This adopts upstream opened/closed assertions, which are useful for
catching user mistakes (note the bug fixes in our tests):
- Assert if already open in lfsr_*_open
- Assert if not open in lfsr_file_* and lfsr_dir_* functions
- Assert if any files/dirs are still open in lfsr_unmount
Unfortunately this had a surprising code cost for what really should
have been a noop as far as the compiler is concerned. And saved a bit of
stack? Maybe our assertion hints are causing a surprising amount of code
movement? I'm really not sure what's going on and this deserves more
investigation:
code stack
before: 33686 2592
after: 33904 (+0.6%) 2584 (-0.3%)
At the very least this didn't add a noticable amount of testing time. I
was a bit concerned because our orphan/zombie testing grows opened-list
operations ~O(n^2), but any measurable overhead is less than how much
our test runtime swings between runs (+-~20s).

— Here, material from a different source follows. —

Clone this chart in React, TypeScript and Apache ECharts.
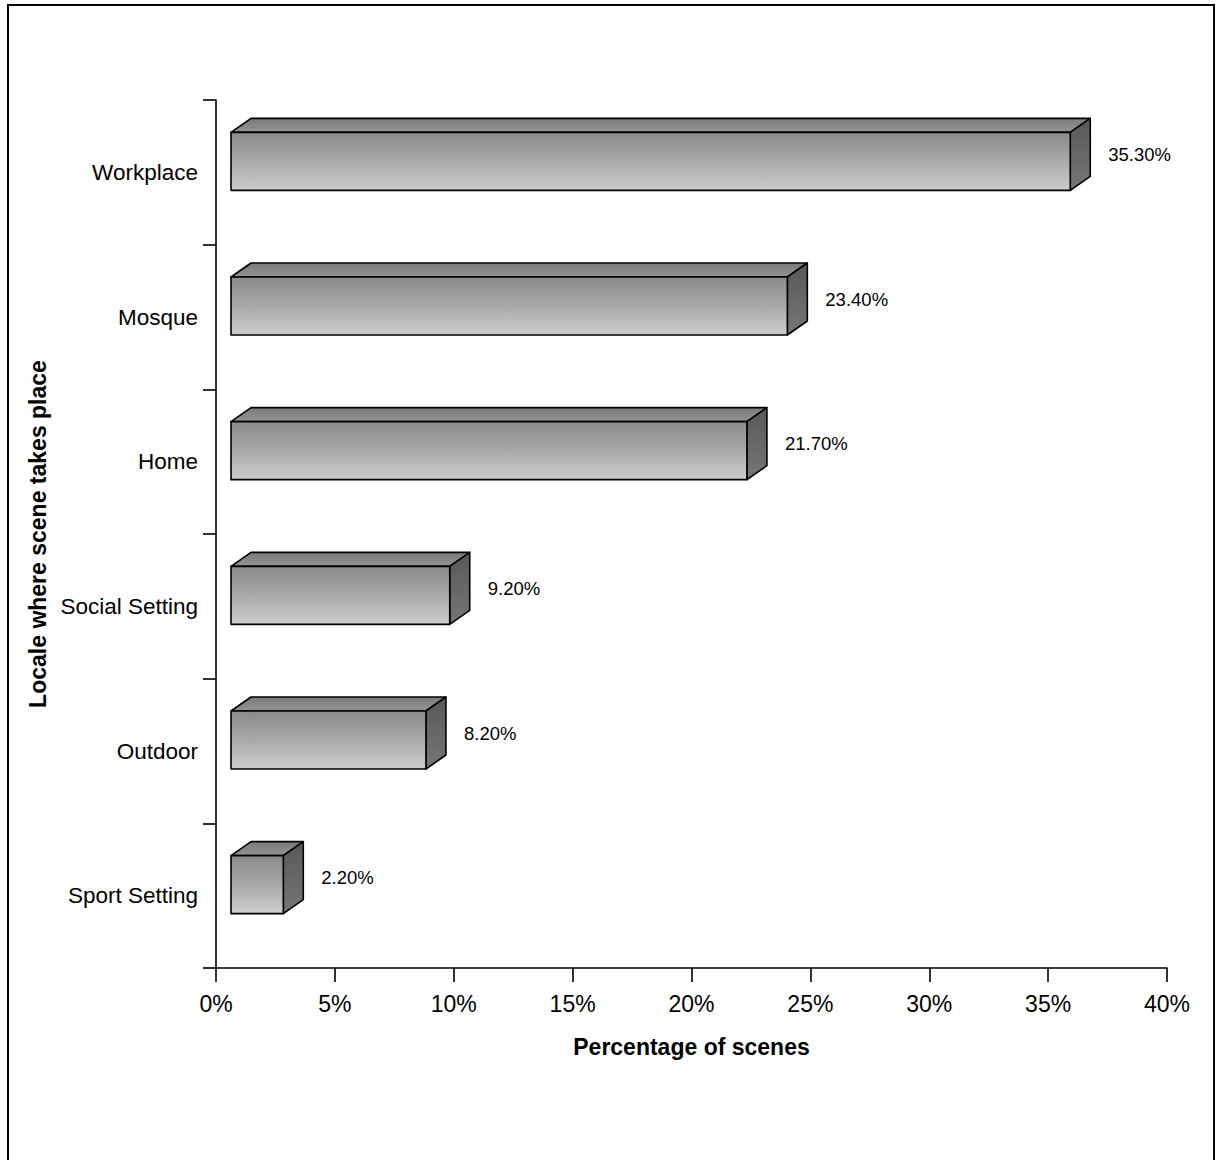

Before, lfsr_mount would return LFS_ERR_INVAL if it could not mount the
filesystem for any reason. This matches POSIX's mount behavior, but is,
in my humble opinion, unhelpful... A corrupted filesystem image is an
"invalid parameter"?
This splits lfsr_mount's failed-to-mount behavior into two error codes:
- LFS_ERR_CORRUPT - Failed to mount because something was corrupted.
Unlikely disk contains a littlefs image.
- LFS_ERR_NOTSUP - Failed to mount because on-disk filesystem is
incompatible. Reconfiguring your driver may successfully mount.
This offers a bit more of a hint to users on why mount failed. Though
relevant error logs will probably have more useful information. Worst
case users can always treat CORRUPT/NOTSUP the same after calling
lfsr_mount.
Code changes:
code stack
before: 33674 2592
after: 33686 (+0.0%) 2592 (+0.0%)
I realized we really can't do anything if we find a file of unknown
type... If we don't understand a file's data structure, we can't really
do any bookkeeping. Allocating new blocks will probably corrupt unknown
files since we can't traverse any related B-trees, and mdir compaction
would be an absolute mess.
So, instead, just print an error and bail during mount.
Eventually we could at least fallback to readonly mode, but this is
currently a TODO item.
This also means the LFS_ERR_NOTSUP logic in lfsr_mtree_pathlookup is no
longer needed. Since, even with readonly fallback, we should never
mutate a filesystem with unknown file types.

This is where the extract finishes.